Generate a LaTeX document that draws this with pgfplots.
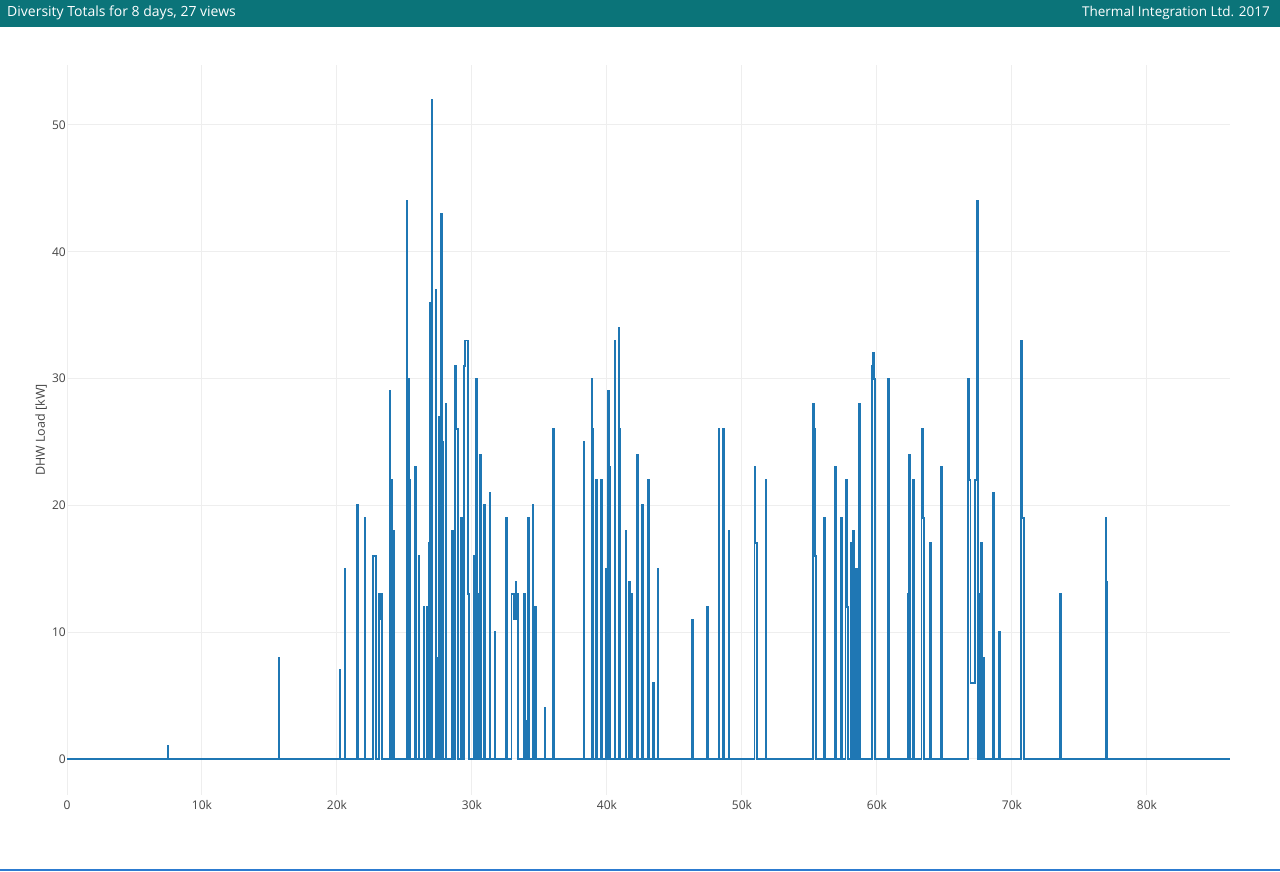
\documentclass[border=0pt]{standalone}
\usepackage{fontspec}
\setmainfont{Open Sans}
\usepackage{pgfplots}
\usepackage{pgfplotstable}
\pgfplotsset{compat=1.18}
\definecolor{hdr}{HTML}{0B7479}
\definecolor{dline}{HTML}{1F77B4}
\definecolor{gridc}{HTML}{EEEEEE}
\definecolor{tickc}{HTML}{444444}
\definecolor{botline}{HTML}{2C7BD0}
\pgfplotstableread{
x y
0 0
7450 1
7510 0
15670 8
15730 0
20190 7
20250 0
20560 15
20620 0
21500 20
21560 0
22040 19
22100 0
22700 16
22880 0
23080 13
23160 11
23200 13
23360 0
23890 29
23950 0
23990 22
24050 0
24140 18
24200 0
25150 44
25220 0
25300 30
25360 22
25440 0
25750 15
25810 23
25880 0
26040 16
26100 0
26410 12
26470 0
26670 12
26730 0
26820 17
26860 36
26920 0
27000 52
27070 0
27300 37
27360 8
27440 0
27520 27
27580 0
27720 43
27780 25
27840 0
28040 28
28100 0
28540 18
28600 0
28760 31
28820 26
28940 0
29200 19
29260 0
29430 31
29500 33
29700 13
29780 0
30120 16
30180 0
30320 30
30380 13
30460 0
30610 24
30670 0
30910 20
30970 0
31300 21
31360 0
31670 10
31730 0
32510 19
32570 0
32930 13
33140 11
33230 14
33290 13
33380 0
33870 13
33930 0
33990 3
34050 0
34170 19
34230 0
34490 20
34550 0
34690 12
34750 0
35380 4
35440 0
35990 26
36050 0
38270 25
38330 0
38860 30
38920 26
38980 0
39210 22
39270 0
39580 22
39640 0
39950 15
40010 0
40070 29
40130 23
40230 0
40560 33
40620 0
40860 34
40920 26
40990 0
41380 18
41440 0
41620 14
41680 0
41800 13
41860 0
42190 22
42250 24
42310 0
42610 20
42670 0
43060 22
43120 0
43430 6
43490 0
43750 15
43810 0
46320 11
46380 0
47400 12
47460 0
48270 26
48330 0
48590 26
48650 0
49010 18
49070 0
50930 23
51000 17
51080 0
51750 22
51810 0
55250 28
55340 26
55430 16
55500 0
56100 19
56160 0
56910 23
56970 0
57330 19
57390 0
57670 22
57760 12
57830 0
58100 17
58150 0
58240 18
58300 0
58470 15
58530 0
58690 28
58750 0
59650 31
59720 32
59790 30
59860 0
60840 30
60900 0
62270 13
62390 24
62450 0
62640 21
62690 22
62750 0
63300 26
63380 19
63450 0
63950 17
64010 0
64760 23
64830 0
66760 30
66840 22
66930 6
67280 22
67410 44
67480 0
67560 13
67620 0
67710 17
67770 0
67860 8
67920 0
68580 21
68640 0
69020 10
69080 0
70700 33
70770 19
70900 0
73580 13
73640 0
76930 19
77000 14
77060 0
86150 0
}\dhw
\begin{document}
\begin{tikzpicture}
\useasboundingbox (0pt,0pt) rectangle (1280pt,871pt);
\fill[hdr] (0pt,844pt) rectangle (1280pt,871pt);
\node[anchor=west, text=white, inner sep=0pt, font=\fontsize{14}{16}\selectfont] at (7pt,858pt) {Diversity Totals for 8 days, 27 views};
\node[anchor=east, text=white, inner sep=0pt, font=\fontsize{13.5}{16}\selectfont] at (1270pt,858pt) {Thermal Integration Ltd. 2017};
\draw[botline, line width=2pt] (0pt,1pt) -- (1280pt,1pt);
\begin{axis}[
  at={(67pt,76pt)}, anchor=south west,
  scale only axis, width=1163pt, height=730pt,
  xmin=0, xmax=86150, ymin=-2.84, ymax=54.73,
  axis line style={draw=none}, tick style={draw=none},
  grid=major, major grid style={gridc, line width=1pt},
  xtick={0,10000,20000,30000,40000,50000,60000,70000,80000},
  xticklabels={0,10k,20k,30k,40k,50k,60k,70k,80k},
  ytick={0,10,20,30,40,50},
  scaled x ticks=false,
  /pgf/number format/assume math mode=true,
  ticklabel style={font=\fontsize{12}{14}\selectfont, text=tickc},
  xticklabel style={anchor=center, yshift=-10pt},
  yticklabel style={anchor=east, inner sep=0pt, xshift=-1pt},
  ylabel={DHW Load [kW]},
  every axis y label/.style={at={(axis description cs:-0.02236,0.5)}, rotate=90, anchor=center, font=\fontsize{12.5}{14}\selectfont, text=tickc},
]
\addplot[const plot, dline, line width=1.9pt, line join=miter] table[x=x,y=y] {\dhw};
\end{axis}
\end{tikzpicture}
\end{document}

————

▶ [What the task requires] Transcribe all the data word for word; the images stay out.

▶ [Finished task]
Generate a LaTeX document that draws this with pgfplots.
\documentclass[border=0pt]{standalone}
\usepackage{fontspec}
\setmainfont{Open Sans}
\usepackage{pgfplots}
\usepackage{pgfplotstable}
\pgfplotsset{compat=1.18}
\definecolor{hdr}{HTML}{0B7479}
\definecolor{dline}{HTML}{1F77B4}
\definecolor{gridc}{HTML}{EEEEEE}
\definecolor{tickc}{HTML}{444444}
\definecolor{botline}{HTML}{2C7BD0}
\pgfplotstableread{
x y
0 0
7450 1
7510 0
15670 8
15730 0
20190 7
20250 0
20560 15
20620 0
21500 20
21560 0
22040 19
22100 0
22700 16
22880 0
23080 13
23160 11
23200 13
23360 0
23890 29
23950 0
23990 22
24050 0
24140 18
24200 0
25150 44
25220 0
25300 30
25360 22
25440 0
25750 15
25810 23
25880 0
26040 16
26100 0
26410 12
26470 0
26670 12
26730 0
26820 17
26860 36
26920 0
27000 52
27070 0
27300 37
27360 8
27440 0
27520 27
27580 0
27720 43
27780 25
27840 0
28040 28
28100 0
28540 18
28600 0
28760 31
28820 26
28940 0
29200 19
29260 0
29430 31
29500 33
29700 13
29780 0
30120 16
30180 0
30320 30
30380 13
30460 0
30610 24
30670 0
30910 20
30970 0
31300 21
31360 0
31670 10
31730 0
32510 19
32570 0
32930 13
33140 11
33230 14
33290 13
33380 0
33870 13
33930 0
33990 3
34050 0
34170 19
34230 0
34490 20
34550 0
34690 12
34750 0
35380 4
35440 0
35990 26
36050 0
38270 25
38330 0
38860 30
38920 26
38980 0
39210 22
39270 0
39580 22
39640 0
39950 15
40010 0
40070 29
40130 23
40230 0
40560 33
40620 0
40860 34
40920 26
40990 0
41380 18
41440 0
41620 14
41680 0
41800 13
41860 0
42190 22
42250 24
42310 0
42610 20
42670 0
43060 22
43120 0
43430 6
43490 0
43750 15
43810 0
46320 11
46380 0
47400 12
47460 0
48270 26
48330 0
48590 26
48650 0
49010 18
49070 0
50930 23
51000 17
51080 0
51750 22
51810 0
55250 28
55340 26
55430 16
55500 0
56100 19
56160 0
56910 23
56970 0
57330 19
57390 0
57670 22
57760 12
57830 0
58100 17
58150 0
58240 18
58300 0
58470 15
58530 0
58690 28
58750 0
59650 31
59720 32
59790 30
59860 0
60840 30
60900 0
62270 13
62390 24
62450 0
62640 21
62690 22
62750 0
63300 26
63380 19
63450 0
63950 17
64010 0
64760 23
64830 0
66760 30
66840 22
66930 6
67280 22
67410 44
67480 0
67560 13
67620 0
67710 17
67770 0
67860 8
67920 0
68580 21
68640 0
69020 10
69080 0
70700 33
70770 19
70900 0
73580 13
73640 0
76930 19
77000 14
77060 0
86150 0
}\dhw
\begin{document}
\begin{tikzpicture}
\useasboundingbox (0pt,0pt) rectangle (1280pt,871pt);
\fill[hdr] (0pt,844pt) rectangle (1280pt,871pt);
\node[anchor=west, text=white, inner sep=0pt, font=\fontsize{14}{16}\selectfont] at (7pt,858pt) {Diversity Totals for 8 days, 27 views};
\node[anchor=east, text=white, inner sep=0pt, font=\fontsize{13.5}{16}\selectfont] at (1270pt,858pt) {Thermal Integration Ltd. 2017};
\draw[botline, line width=2pt] (0pt,1pt) -- (1280pt,1pt);
\begin{axis}[
  at={(67pt,76pt)}, anchor=south west,
  scale only axis, width=1163pt, height=730pt,
  xmin=0, xmax=86150, ymin=-2.84, ymax=54.73,
  axis line style={draw=none}, tick style={draw=none},
  grid=major, major grid style={gridc, line width=1pt},
  xtick={0,10000,20000,30000,40000,50000,60000,70000,80000},
  xticklabels={0,10k,20k,30k,40k,50k,60k,70k,80k},
  ytick={0,10,20,30,40,50},
  scaled x ticks=false,
  /pgf/number format/assume math mode=true,
  ticklabel style={font=\fontsize{12}{14}\selectfont, text=tickc},
  xticklabel style={anchor=center, yshift=-10pt},
  yticklabel style={anchor=east, inner sep=0pt, xshift=-1pt},
  ylabel={DHW Load [kW]},
  every axis y label/.style={at={(axis description cs:-0.02236,0.5)}, rotate=90, anchor=center, font=\fontsize{12.5}{14}\selectfont, text=tickc},
]
\addplot[const plot, dline, line width=1.9pt, line join=miter] table[x=x,y=y] {\dhw};
\end{axis}
\end{tikzpicture}
\end{document}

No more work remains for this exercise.